Computer giant HP surprised virtually everyone with its $1.2 billion purchase of ailing smartphone maker Palm in early May. But with the dust settling, it's starting to look like HP has a plan, and it goes well beyond a desire to own part of the $100 billion smartphone market.

First, the obvious bit. Yes, HP sort of competed in the smartphone space before the Palm purchase via a small line of iPaq devices, which ran an older version of Windows Mobile and presumably targeted a business audience. By buying Palm, HP gets a much stronger footing in this market, as well as ownership of a technically excellent smartphone platform called webOS.

But I think HP's strategy is more far-reaching than that. Given the success of Apple's iPad—which sold 1 million units in its first month on the market and basically established a new computing category all by itself—I believe that HP wants to establish itself as an Apple-like player that offers the full meal deal, with its own hardware, software, and online services. And this means competing in the tablet space as well as the smartphone market, sure. But I also think that HP plans to make a PC play as well.

Imagine a Mac-like offering from HP, running on traditional desktop and portable computers, with an apps store and other cloud services. It would be completely HP from top to bottom, and the company wouldn't need to pay licensing fees to Microsoft or any other company. And these PCs would be complemented by similarly designed smartphones and tablets, all running the same core OS.

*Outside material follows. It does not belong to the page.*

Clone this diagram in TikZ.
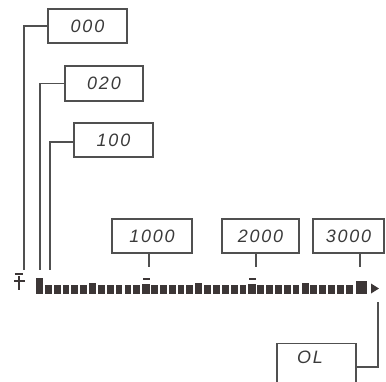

Yes, it's a bit far-fetched, and yes, I do expect HP to move a bit tentatively into a market in which Microsoft will be both its bigger partner and its biggest competitor. But if the computing market is changing as dramatically as some believe, HP could actually be uniquely qualified to give Apple a run for its money in ways that few others—Google Android, perhaps—are prepared to do. It's a theory, anyway.